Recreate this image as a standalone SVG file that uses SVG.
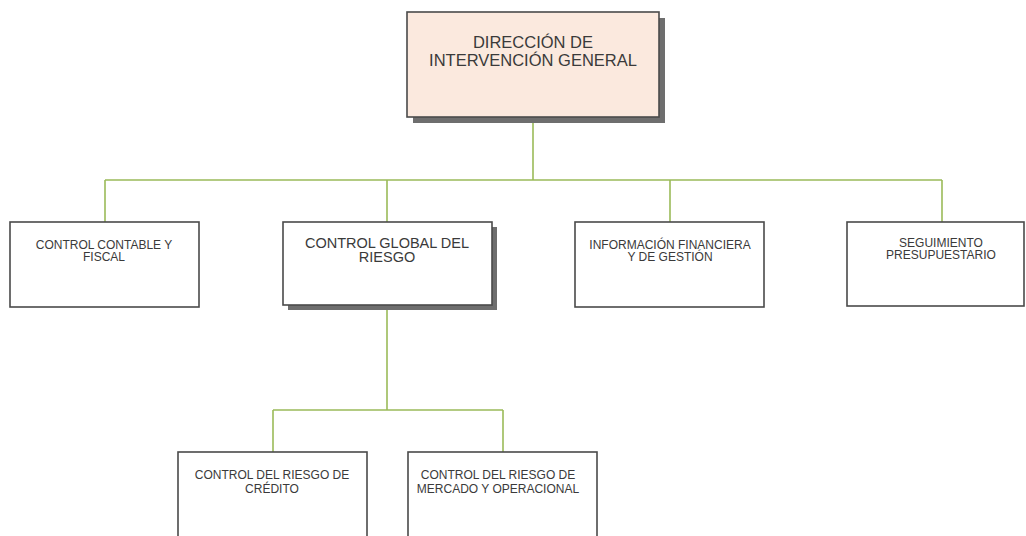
<svg xmlns="http://www.w3.org/2000/svg" width="1026" height="536" viewBox="0 0 1026 536">
<style>
.box{fill:#ffffff;stroke:#4a4a4a;stroke-width:1.6}
.top{fill:#fbe9de;stroke:#4a4a4a;stroke-width:1.6}
.sh{fill:#6e6e6e}
.t{font-family:"Liberation Sans",Arial,sans-serif;fill:#3a3a3a;text-anchor:middle}
.s{font-size:12px}
.m{font-size:14.5px}
.l{font-size:16.5px}
.c{fill:none;stroke:#9bbb59;stroke-width:1.6}
</style>
<rect width="1026" height="536" fill="#ffffff"/>
<g id="connectors">
<path class="c" d="M533 117V180M105 180H942M105 180V222M387 180V222M670 180V222M942 180V222"/>
<path class="c" d="M387 305V410M273 410H503M273 410V452M503 410V452"/>
</g>
<g id="n-direccion">
<rect class="sh" x="413" y="18" width="252" height="105"/>
<rect class="top" x="407" y="12" width="252" height="105"/>
<text class="t l" x="533" y="48">DIRECCIÓN DE</text>
<text class="t l" x="533" y="66">INTERVENCIÓN GENERAL</text>
</g>
<g id="n-contable">
<rect class="box" x="10" y="222" width="189" height="85"/>
<text class="t s" x="104" y="249">CONTROL CONTABLE Y</text>
<text class="t s" x="104" y="261">FISCAL</text>
</g>
<g id="n-global">
<rect class="sh" x="288" y="227" width="209" height="83"/>
<rect class="box" x="283" y="222" width="209" height="83"/>
<text class="t m" x="387" y="248">CONTROL GLOBAL DEL</text>
<text class="t m" x="387" y="262">RIESGO</text>
</g>
<g id="n-informacion">
<rect class="box" x="575" y="222" width="189" height="85"/>
<text class="t s" x="670" y="249">INFORMACIÓN FINANCIERA</text>
<text class="t s" x="670" y="261">Y DE GESTIÓN</text>
</g>
<g id="n-seguimiento">
<rect class="box" x="847" y="222" width="177" height="84"/>
<text class="t s" x="941" y="247">SEGUIMIENTO</text>
<text class="t s" x="941" y="259">PRESUPUESTARIO</text>
</g>
<g id="n-credito">
<rect class="box" x="178" y="452" width="189" height="90"/>
<text class="t s" x="272" y="479">CONTROL DEL RIESGO DE</text>
<text class="t s" x="272" y="493">CRÉDITO</text>
</g>
<g id="n-mercado">
<rect class="box" x="408" y="452" width="189" height="90"/>
<text class="t s" x="498" y="479">CONTROL DEL RIESGO DE</text>
<text class="t s" x="498" y="493">MERCADO Y OPERACIONAL</text>
</g>
</svg>
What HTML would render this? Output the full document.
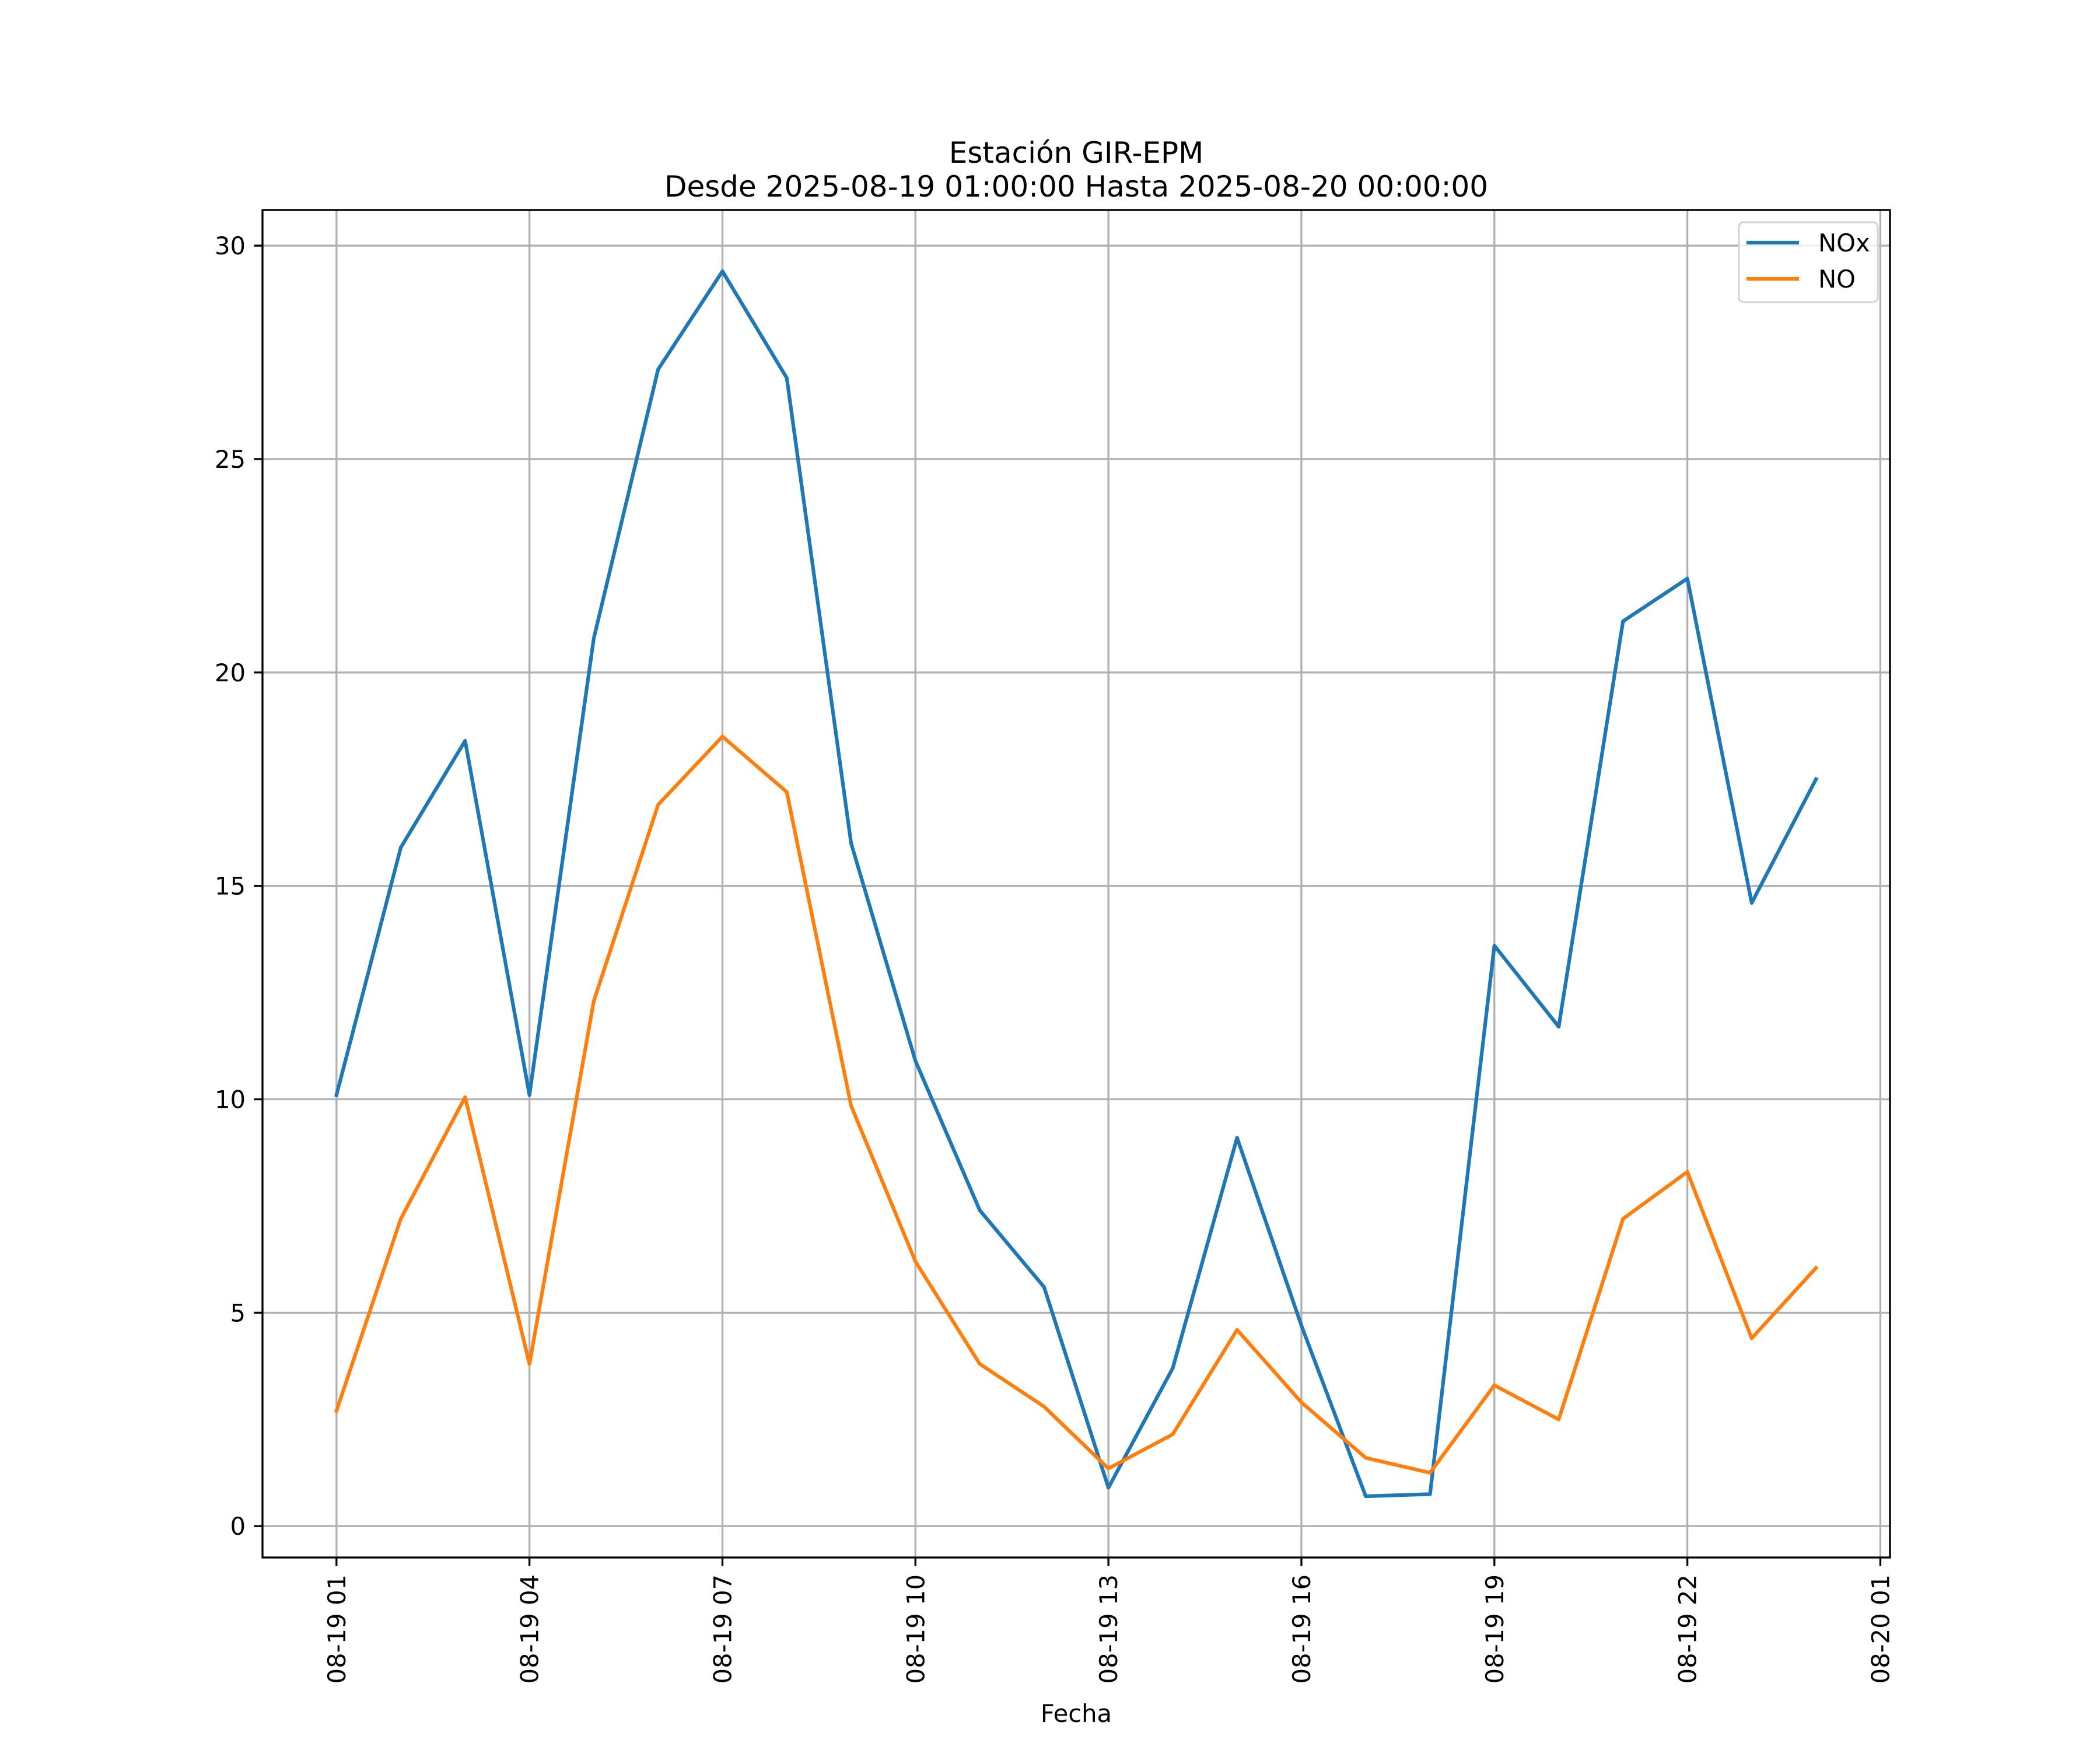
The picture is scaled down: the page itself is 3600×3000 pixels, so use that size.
<!DOCTYPE html>
<html><head><meta charset="utf-8"><style>html,body{margin:0;padding:0;background:#fff}svg{display:block}</style></head>
<body>
<svg id="chart" width="3600" height="3000" viewBox="0 0 3600 3000" xmlns="http://www.w3.org/2000/svg" font-family="'DejaVu Sans','Liberation Sans',sans-serif">
<rect width="3600" height="3000" fill="#fff"/>
<g id="grid"></g>
<g id="series"></g>
<rect x="450" y="360" width="2790" height="2310" fill="none" stroke="#000" stroke-width="3.33"/>
<g id="axes" font-size="41.7"></g>
<text x="1845" y="279" text-anchor="middle" font-size="50">Estación GIR-EPM</text>
<text x="1845" y="337" text-anchor="middle" font-size="50">Desde 2025-08-19 01:00:00 Hasta 2025-08-20 00:00:00</text>
<text x="1845" y="2952" text-anchor="middle" font-size="41.7">Fecha</text>
<g>
<rect x="2981" y="381" width="238" height="137" rx="8" fill="#fff" fill-opacity="0.8" stroke="#d5d5d5" stroke-width="3.33"/>
<g><line x1="2994" y1="416" x2="3084" y2="416" stroke="#1f77b4" stroke-width="6.25"/><text x="3117" y="431" font-size="41.7">NOx</text></g>
<g><line x1="2994" y1="478" x2="3084" y2="478" stroke="#ff7f0e" stroke-width="6.25"/><text x="3117" y="493" font-size="41.7">NO</text></g>
</g>
</svg>
<script>
const hours = [1,2,3,4,5,6,7,8,9,10,11,12,13,14,15,16,17,18,19,20,21,22,23,24];
const noxValues = [10.1,15.9,18.4,10.1,20.8,27.1,29.4,26.9,16.0,10.9,7.4,5.6,0.9,3.7,9.1,4.7,0.7,0.75,13.6,11.7,21.2,22.2,14.6,17.5];
const noValues = [2.7,7.2,10.05,3.8,12.3,16.9,18.5,17.2,9.85,6.2,3.8,2.8,1.35,2.15,4.6,2.9,1.6,1.25,3.3,2.5,7.2,8.3,4.4,6.05];
const yTicks = [0,5,10,15,20,25,30];
const xTickHours = [1,4,7,10,13,16,19,22,25];
const xTickLabels = ["08-19 01","08-19 04","08-19 07","08-19 10","08-19 13","08-19 16","08-19 19","08-19 22","08-20 01"];

const NS="http://www.w3.org/2000/svg";
const X0=450, X1=3240, Y0=2670, Y1=360;
const xMin=-0.15, xMax=25.15, yMin=-0.735, yMax=30.835;
const xs = h => X0 + (h-xMin)*(X1-X0)/(xMax-xMin);
const ys = v => Y0 - (v-yMin)*(Y0-Y1)/(yMax-yMin);
function mk(tag, attrs, parent){const e=document.createElementNS(NS,tag);for(const k in attrs)e.setAttribute(k,attrs[k]);parent.appendChild(e);return e;}
const grid=document.getElementById('grid'), axes=document.getElementById('axes'), series=document.getElementById('series');
yTicks.forEach(t=>{
  const y=ys(t);
  const g=mk('line',{x1:X0,x2:X1,y1:y,y2:y,stroke:'#b0b0b0','stroke-width':3.33},grid);
  
  
  mk('line',{x1:X0-14.6,x2:X0,y1:y,y2:y,stroke:'#000','stroke-width':3.33},axes);
  const tx=mk('text',{x:X0-29,y:y+15,'text-anchor':'end'},axes);
  tx.textContent=t;
  
  
});
xTickHours.forEach((h,i)=>{
  const x=xs(h);
  const g=mk('line',{x1:x,x2:x,y1:Y1,y2:Y0,stroke:'#b0b0b0','stroke-width':3.33},grid);
  
  
  mk('line',{x1:x,x2:x,y1:Y0,y2:Y0+14.6,stroke:'#000','stroke-width':3.33},axes);
  const tx=mk('text',{x:0,y:0,'text-anchor':'end',transform:`translate(${x+15},${Y0+29}) rotate(-90)`},axes);
  tx.textContent=xTickLabels[i];
  
  
});
function line(vals,color,name){
  const p=mk('polyline',{points:vals.map((v,i)=>xs(hours[i])+','+ys(v)).join(' '),fill:'none',stroke:color,'stroke-width':6.25,'stroke-linejoin':'round','stroke-linecap':'square'},series);
  
  
}
line(noxValues,'#1f77b4','nox-line');
line(noValues,'#ff7f0e','no-line');
</script>
</body></html>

Your instructions: All entries are to be retyped exactly. Omit any embedded images.

Expected answer:
Recreate this image as a standalone SVG file that uses SVG.
<svg xmlns="http://www.w3.org/2000/svg" width="1026" height="536" viewBox="0 0 1026 536">
<style>
.box{fill:#ffffff;stroke:#4a4a4a;stroke-width:1.6}
.top{fill:#fbe9de;stroke:#4a4a4a;stroke-width:1.6}
.sh{fill:#6e6e6e}
.t{font-family:"Liberation Sans",Arial,sans-serif;fill:#3a3a3a;text-anchor:middle}
.s{font-size:12px}
.m{font-size:14.5px}
.l{font-size:16.5px}
.c{fill:none;stroke:#9bbb59;stroke-width:1.6}
</style>
<rect width="1026" height="536" fill="#ffffff"/>
<g id="connectors">
<path class="c" d="M533 117V180M105 180H942M105 180V222M387 180V222M670 180V222M942 180V222"/>
<path class="c" d="M387 305V410M273 410H503M273 410V452M503 410V452"/>
</g>
<g id="n-direccion">
<rect class="sh" x="413" y="18" width="252" height="105"/>
<rect class="top" x="407" y="12" width="252" height="105"/>
<text class="t l" x="533" y="48">DIRECCIÓN DE</text>
<text class="t l" x="533" y="66">INTERVENCIÓN GENERAL</text>
</g>
<g id="n-contable">
<rect class="box" x="10" y="222" width="189" height="85"/>
<text class="t s" x="104" y="249">CONTROL CONTABLE Y</text>
<text class="t s" x="104" y="261">FISCAL</text>
</g>
<g id="n-global">
<rect class="sh" x="288" y="227" width="209" height="83"/>
<rect class="box" x="283" y="222" width="209" height="83"/>
<text class="t m" x="387" y="248">CONTROL GLOBAL DEL</text>
<text class="t m" x="387" y="262">RIESGO</text>
</g>
<g id="n-informacion">
<rect class="box" x="575" y="222" width="189" height="85"/>
<text class="t s" x="670" y="249">INFORMACIÓN FINANCIERA</text>
<text class="t s" x="670" y="261">Y DE GESTIÓN</text>
</g>
<g id="n-seguimiento">
<rect class="box" x="847" y="222" width="177" height="84"/>
<text class="t s" x="941" y="247">SEGUIMIENTO</text>
<text class="t s" x="941" y="259">PRESUPUESTARIO</text>
</g>
<g id="n-credito">
<rect class="box" x="178" y="452" width="189" height="90"/>
<text class="t s" x="272" y="479">CONTROL DEL RIESGO DE</text>
<text class="t s" x="272" y="493">CRÉDITO</text>
</g>
<g id="n-mercado">
<rect class="box" x="408" y="452" width="189" height="90"/>
<text class="t s" x="498" y="479">CONTROL DEL RIESGO DE</text>
<text class="t s" x="498" y="493">MERCADO Y OPERACIONAL</text>
</g>
</svg>
What HTML would render this? Output the full document.
The picture is scaled down: the page itself is 3600×3000 pixels, so use that size.
<!DOCTYPE html>
<html><head><meta charset="utf-8"><style>html,body{margin:0;padding:0;background:#fff}svg{display:block}</style></head>
<body>
<svg id="chart" width="3600" height="3000" viewBox="0 0 3600 3000" xmlns="http://www.w3.org/2000/svg" font-family="'DejaVu Sans','Liberation Sans',sans-serif">
<rect width="3600" height="3000" fill="#fff"/>
<g id="grid"></g>
<g id="series"></g>
<rect x="450" y="360" width="2790" height="2310" fill="none" stroke="#000" stroke-width="3.33"/>
<g id="axes" font-size="41.7"></g>
<text x="1845" y="279" text-anchor="middle" font-size="50">Estación GIR-EPM</text>
<text x="1845" y="337" text-anchor="middle" font-size="50">Desde 2025-08-19 01:00:00 Hasta 2025-08-20 00:00:00</text>
<text x="1845" y="2952" text-anchor="middle" font-size="41.7">Fecha</text>
<g>
<rect x="2981" y="381" width="238" height="137" rx="8" fill="#fff" fill-opacity="0.8" stroke="#d5d5d5" stroke-width="3.33"/>
<g><line x1="2994" y1="416" x2="3084" y2="416" stroke="#1f77b4" stroke-width="6.25"/><text x="3117" y="431" font-size="41.7">NOx</text></g>
<g><line x1="2994" y1="478" x2="3084" y2="478" stroke="#ff7f0e" stroke-width="6.25"/><text x="3117" y="493" font-size="41.7">NO</text></g>
</g>
</svg>
<script>
const hours = [1,2,3,4,5,6,7,8,9,10,11,12,13,14,15,16,17,18,19,20,21,22,23,24];
const noxValues = [10.1,15.9,18.4,10.1,20.8,27.1,29.4,26.9,16.0,10.9,7.4,5.6,0.9,3.7,9.1,4.7,0.7,0.75,13.6,11.7,21.2,22.2,14.6,17.5];
const noValues = [2.7,7.2,10.05,3.8,12.3,16.9,18.5,17.2,9.85,6.2,3.8,2.8,1.35,2.15,4.6,2.9,1.6,1.25,3.3,2.5,7.2,8.3,4.4,6.05];
const yTicks = [0,5,10,15,20,25,30];
const xTickHours = [1,4,7,10,13,16,19,22,25];
const xTickLabels = ["08-19 01","08-19 04","08-19 07","08-19 10","08-19 13","08-19 16","08-19 19","08-19 22","08-20 01"];

const NS="http://www.w3.org/2000/svg";
const X0=450, X1=3240, Y0=2670, Y1=360;
const xMin=-0.15, xMax=25.15, yMin=-0.735, yMax=30.835;
const xs = h => X0 + (h-xMin)*(X1-X0)/(xMax-xMin);
const ys = v => Y0 - (v-yMin)*(Y0-Y1)/(yMax-yMin);
function mk(tag, attrs, parent){const e=document.createElementNS(NS,tag);for(const k in attrs)e.setAttribute(k,attrs[k]);parent.appendChild(e);return e;}
const grid=document.getElementById('grid'), axes=document.getElementById('axes'), series=document.getElementById('series');
yTicks.forEach(t=>{
  const y=ys(t);
  const g=mk('line',{x1:X0,x2:X1,y1:y,y2:y,stroke:'#b0b0b0','stroke-width':3.33},grid);
  
  
  mk('line',{x1:X0-14.6,x2:X0,y1:y,y2:y,stroke:'#000','stroke-width':3.33},axes);
  const tx=mk('text',{x:X0-29,y:y+15,'text-anchor':'end'},axes);
  tx.textContent=t;
  
  
});
xTickHours.forEach((h,i)=>{
  const x=xs(h);
  const g=mk('line',{x1:x,x2:x,y1:Y1,y2:Y0,stroke:'#b0b0b0','stroke-width':3.33},grid);
  
  
  mk('line',{x1:x,x2:x,y1:Y0,y2:Y0+14.6,stroke:'#000','stroke-width':3.33},axes);
  const tx=mk('text',{x:0,y:0,'text-anchor':'end',transform:`translate(${x+15},${Y0+29}) rotate(-90)`},axes);
  tx.textContent=xTickLabels[i];
  
  
});
function line(vals,color,name){
  const p=mk('polyline',{points:vals.map((v,i)=>xs(hours[i])+','+ys(v)).join(' '),fill:'none',stroke:color,'stroke-width':6.25,'stroke-linejoin':'round','stroke-linecap':'square'},series);
  
  
}
line(noxValues,'#1f77b4','nox-line');
line(noValues,'#ff7f0e','no-line');
</script>
</body></html>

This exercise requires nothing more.